For those of us who were baptized as infants, and also for those among us who may, at times, question their commitment to Christ, or who may have fallen away from the practice of our Catholic faith, we may ask, how does that happen? How is it that people in this day and age choose to become part of the Church, despite all of the apparent obstacles: the sinfulness and imperfection of its members, failures in leadership, or the skepticism and challenges of modern society? The answer is simple: they have each had a profound encounter with the Risen Lord. They have heard him call them by name, they have responded to that call, and in these months of learning about the Lord, the Gospel, and the teachings of his Church, they have fallen in love with him!

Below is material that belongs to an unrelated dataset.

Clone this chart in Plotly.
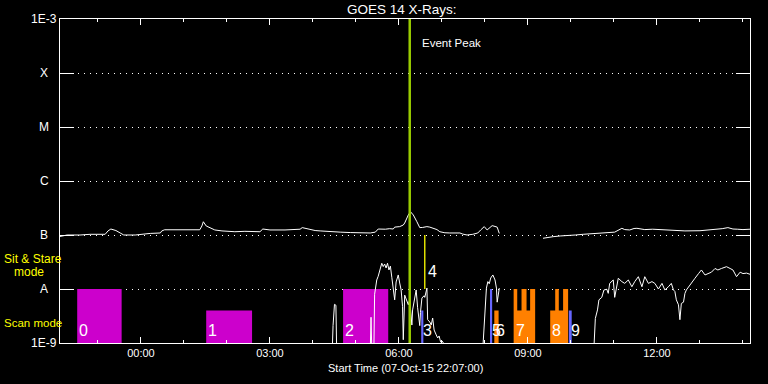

In his first encyclical after being elected Pope, entitled Deus Caritas Est (God is Love), our Holy Father Emeritus, Pope Benedict XVI, wrote about this phenomenon. He states in the opening paragraph: “Being Christian is not the result of an ethical choice, or a lofty idea, but the encounter with an event, a person, which gives life a new horizon and a decisive direction.” Our Catholic faith, at most fundamental, is about a relationship, a relationship between each of us and the Lord! Jesus did not need to suffer, he chose it because of his great love for us. Why? When we are in love, we do things that seem crazy to everyone else. Being Christian therefore, is about accepting the love of Jesus and loving him in return – loving him enough to re-order our lives and our priorities according to the model he gave us, to follow the way of life he teaches us through his Gospel and the Church, and to serve others, especially the poor and outcast.
Dear brothers and sisters, this is the power of the Resurrection, the power of true, pure and perfect love; love that can even change the greatest act of hatred into the cause of our salvation. When did you first encounter and fall in love with the Lord? What can we do to rekindle the fire of that love, or to love him more fully? As we gather together in our parishes and with our families on Easter morning, may we each give thanks to God for the amazing love he has showered upon us through the Lord Jesus. May we allow the power of his love to transform us anew, that we may become authentic reflections of his self-sacrificing love in our world today as members of his body, the Church. A blessed Easter to you and your loved ones! Christ is risen; he is truly risen! Alleluia!!